As with most stories that whittle down the many to the few, there’s a loss of humanity along the way. The Offshore only takes the best, but there’s no sense—especially from the contextless tests—of what that means. We only have the well-heeled bureaucrats (like Ezequiel) as a guide, and their back-biting only illustrates that life outside the favelas is comprised solely of people willing to screw their neighbor.

The Netflix show has the same baked-in commentary on immigration, income inequality, and subjugation that normally comes with the sci-fi territory, but it presents it with the sexy flare of prime time, which makes it feel more arthouse-aimed and socially aware than, say, How to Get Away with Murder, but also far sleeker and pulpier than 1984. Add in an ear-hollowing score and crisp, tight cinematography that both work to make you feel trapped inside with the participants, and you have a recipe that uses the best flavors from a variety of genres to meet somewhere in the middle.

An intriguing thriller with all the ingredients for bad blood and consequence, character is revealed through action and tiny touches of relationships—the first flirtations with how the candidates will relate to one another despite being in competition against each other for their lives.

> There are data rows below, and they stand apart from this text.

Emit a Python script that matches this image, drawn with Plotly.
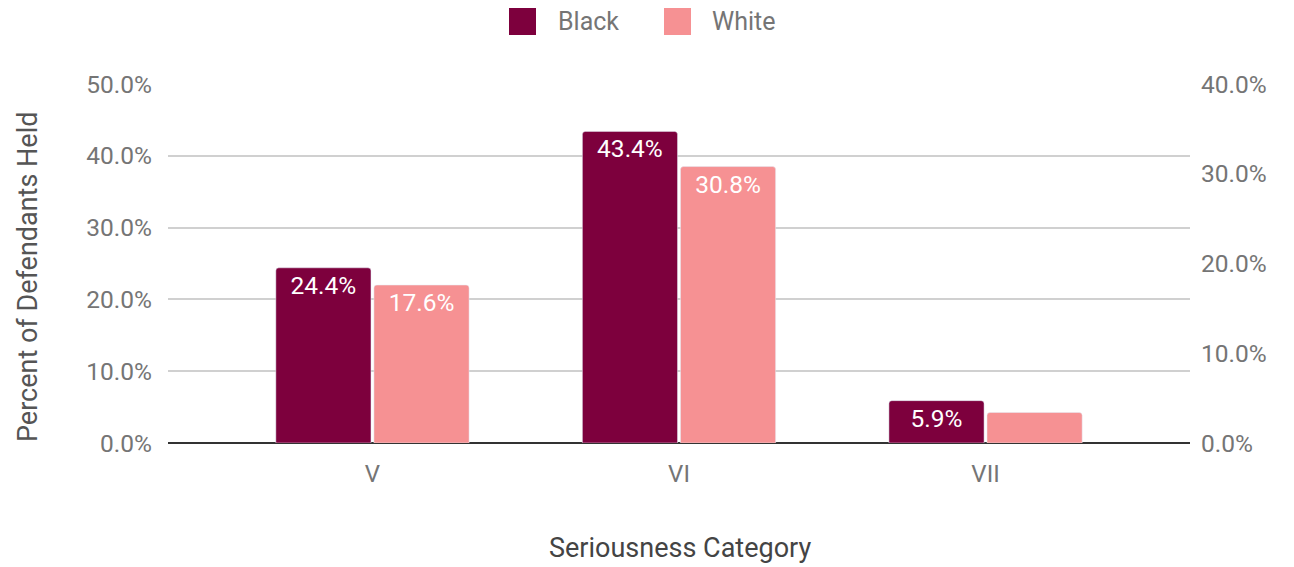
import plotly.graph_objects as go

categories = ["V", "VI", "VII"]
series_names = ["Black", "White"]
black_values = [24.4, 43.4, 5.9]
white_values = [17.6, 30.8, 3.4]
black_labels = ["24.4%", "43.4%", "5.9%"]
white_labels = ["17.6%", "30.8%", ""]
left_ticks = [0, 10, 20, 30, 40, 50]
right_ticks = [0, 10, 20, 30, 40]
x_title = "Seriousness Category"
y_title = "Percent of Defendants Held"

FONT = "Roboto, Arial, sans-serif"
GRAY = "#757575"
COLORS = ["#7d003d", "#f69193"]

W, H = 1286, 559
ML, MR, MT, MB = 160, 104, 76, 124
PW, PH = W - ML - MR, H - MT - MB


def px_x(x):
    return (x - ML) / PW


def px_y(y):
    return 1 - (y - MT) / PH


fig = go.Figure()
fig.add_trace(go.Bar(
    x=categories, y=black_values, name=series_names[0], yaxis="y",
    offsetgroup="1", marker=dict(color=COLORS[0], cornerradius=3),
    text=black_labels, textposition="inside", insidetextanchor="end",
    textfont=dict(color="white", size=24.5, family=FONT), textangle=0,
    showlegend=False,
))
fig.add_trace(go.Bar(
    x=categories, y=white_values, name=series_names[1], yaxis="y2",
    offsetgroup="2", marker=dict(color=COLORS[1], cornerradius=3),
    text=white_labels, textposition="inside", insidetextanchor="end",
    textfont=dict(color="white", size=24.5, family=FONT), textangle=0,
    showlegend=False,
))

# manual legend (large swatches like the original)
legend_swatch_x = [501, 656]
legend_text_x = [548, 702]
shapes = []
annotations = []
for name, color, sx, tx in zip(series_names, COLORS, legend_swatch_x, legend_text_x):
    shapes.append(dict(
        type="rect", xref="paper", yref="paper",
        x0=px_x(sx), x1=px_x(sx + 27), y0=px_y(0), y1=px_y(27),
        fillcolor=color, line=dict(width=0), layer="above",
    ))
    annotations.append(dict(
        text=name, xref="paper", yref="paper", x=px_x(tx), y=px_y(14),
        xanchor="left", yanchor="middle", showarrow=False,
        font=dict(size=25, color=GRAY, family=FONT),
    ))

# axis titles
annotations.append(dict(
    text=y_title, xref="paper", yref="paper", x=px_x(20), y=px_y(269),
    xanchor="center", yanchor="middle", textangle=-90, showarrow=False,
    font=dict(size=27, color="#555555", family=FONT),
))
annotations.append(dict(
    text=x_title, xref="paper", yref="paper", x=px_x(672), y=px_y(540),
    xanchor="center", yanchor="middle", showarrow=False,
    font=dict(size=27, color="#444444", family=FONT),
))

fig.update_layout(
    width=W, height=H,
    margin=dict(l=ML, r=MR, t=MT, b=MB),
    paper_bgcolor="white", plot_bgcolor="white",
    barmode="group", bargap=0.36, bargroupgap=0.03,
    font=dict(family=FONT, color=GRAY, size=24),
    showlegend=False,
    shapes=shapes, annotations=annotations,
    xaxis=dict(
        range=[-0.667, 2.667], showgrid=False, showline=False, ticks="",
        tickfont=dict(size=24, color=GRAY), ticklabelstandoff=14,
        automargin=False,
    ),
    yaxis=dict(
        range=[0, 50], tickvals=left_ticks,
        ticktext=[f"{v:.1f}%" for v in left_ticks],
        showgrid=True, gridcolor="#d0d0d0", gridwidth=1.5,
        zeroline=True, zerolinecolor="#333333", zerolinewidth=2,
        ticks="", ticklabelstandoff=15, automargin=False,
        tickfont=dict(size=24.5, color=GRAY),
    ),
    yaxis2=dict(
        range=[0, 40], tickvals=right_ticks,
        ticktext=[f"{v:.1f}%" for v in right_ticks],
        overlaying="y", side="right", showgrid=False, zeroline=False,
        ticks="", ticklabelstandoff=10, automargin=False,
        tickfont=dict(size=24.5, color=GRAY),
    ),
)

fig.write_html("out.html")
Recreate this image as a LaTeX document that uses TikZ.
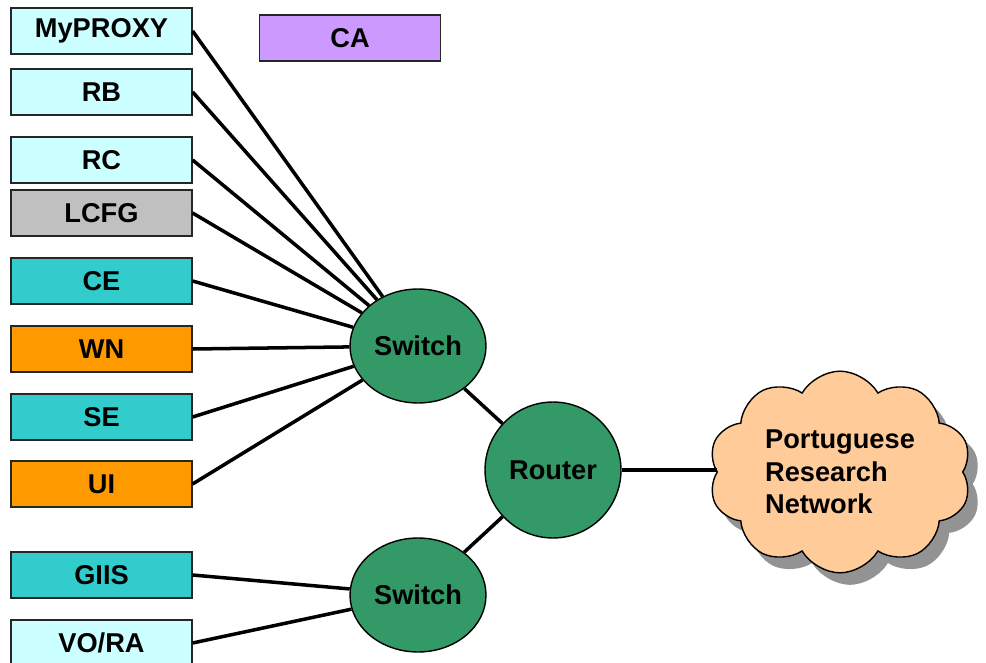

It also (if the the first two episodes set the example) picks a participant to focus on, sharing his or her backstory and digging up personal secrets from the dirt to atone for the wicked or complicate the ethical.

The true test of a binge-worthy show like this is how badly you want the next episode to start, and with 3% there’s no need to bother with the remote, except to occasionally tell Netflix that, yes, of course, you’re still watching.

Rating: 4 out of 5 burritos.

Enjoy losing an entire evening to the 8-episode run. It’s available in Portugese with subtitles or dubbed English.